Special Report: Interactive Production: Disney interacting with Victoria

Since Disney Interactive acquired the Sanctuary Woods multimedia studio in downtown Victoria, b.c. in May, life around the office has become a lot more animated, says facility director Francois Robillard.

‘The security is tangible,’ he says, referring to Disney Interactive’s significantly deep pockets, its topnotch content for kids and its well-oiled distribution network. ‘There is no urgency brought about by being in survival mode.’

Cash-strapped Sanctuary Woods of San Mateo, Calif. divested its entertainment divisions in a restructuring earlier this year, Robillard explains.

As part of the Disney family, the Victoria studio is working with classic and new Disney characters and is designing multimedia projects for all platforms, including Windows, Mac and sgi systems. For example, the West Coast facility worked on a Hunchback ‘Print Studio’ – software featuring the Hunchback character that enables the user to create printed materials – which is about to be launched in the French market in time for Christmas.

The 12,600-square-foot studio on Government Street is currently working on a Winnie the Pooh ‘Print Studio,’ a Pooh early learning title and an ‘Animated Storybook’ of next year’s big summer release from Disney, Hercules.

Animated storybooks are cd-rom products that tell users the tale of, for instance, Hercules, and include activities, games and interactivity with the characters. The key market for these products is kids aged three to six, says Robillard, a father of three young children.

Disney Interactive was founded in December 1994 to develop and market a broad range of multimedia and interactive entertainment and education products. Since its formation, the company has released nearly 30 titles.

In 1995, the company was responsible for five of the top-selling children’s cd-roms and has produced a top-five-selling video game in each of the past three years. Disney Interactive was the number one educational software publisher during the first six months of 1996 and currently holds four of the top five positions on the children’s software charts with its Toy Story, Pocahontas and Winnie the Pooh and the Honey Tree animated storybooks and The Lion King Activity Center.

Distribution is handled by the veteran Disney division Buena Vista and there are marketing offices in North America, Europe, Latin America and Asia Pacific.

In 1996, Disney Interactive expects to release 15 new titles and expand its presence on the Internet. Future releases include live-action and virtual reality-based entertainment products for the home.

Prior to the Disney acquisition, the Victoria studio – which was founded in 1992 – concentrated on one to three titles per year. ‘Now we work on smaller parts of a wider range of titles,’ says Robillard.

The 35 jobs in Victoria form only a fraction of Disney Interactive’s 600 employees.

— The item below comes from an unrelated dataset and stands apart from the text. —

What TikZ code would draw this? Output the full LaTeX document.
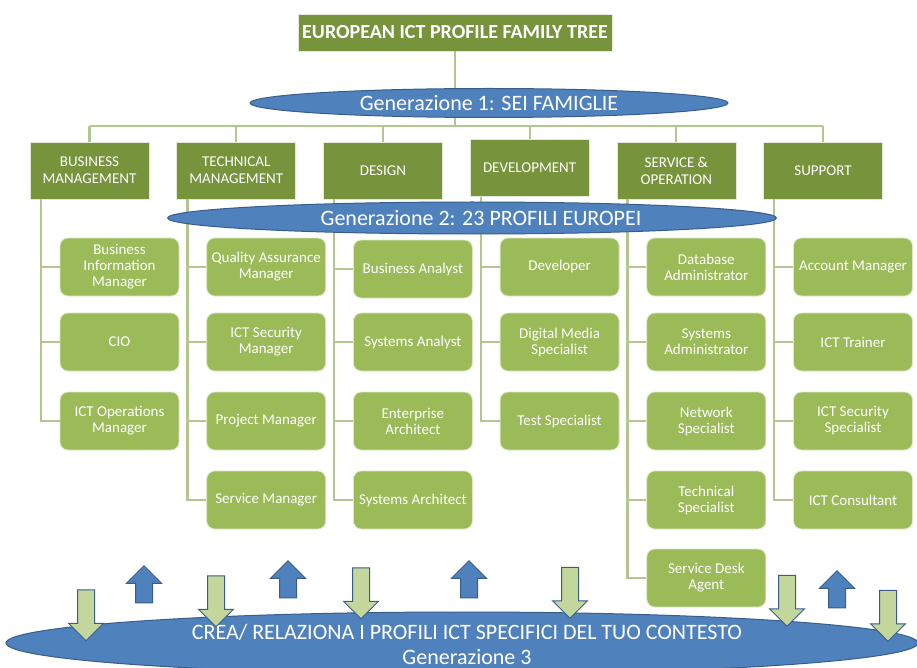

Half the local staff are programmers, while the rest fall into positions such as sound and graphic designers and artists. The animation and creative are handled by the staff in Disney Interactive’s Burbank head office.

Steve Fields, senior vp of ‘edutainment’ and multimedia at Disney Interactive in California, calls the Victoria acquisition a success. ‘We continue to be excited about what we’re doing up there. We have high expectations and we are meeting them.’

Fields supervises the development, creation and production, marketing and sales of children’s and family-oriented computer software. He was formerly the senior vp of original programming and vp of marketing at Disney Channel.

Disney Interactive was attracted to the Victoria studio because of its technology, its engineering team and its artists, says Fields. The purchase price is undisclosed as are the studio’s annual sales and production volumes.

The Victoria studio has developed its own systems technology called M4DS, which is an enabling system that allows programmers to produce software on dvd and cd-rom. While M4DS stays on Vancouver Island today, the long-term plan calls for the technology to be integrated throughout the Disney Interactive network, which includes another remote office in Baltimore.

‘(The Victoria studio) will continue to work on the development of its technology, he says.

But the Victoria studio has a momentum in interactive production that is hard to ignore, says Fields. ‘We continue to be enthusiastic,’ he says.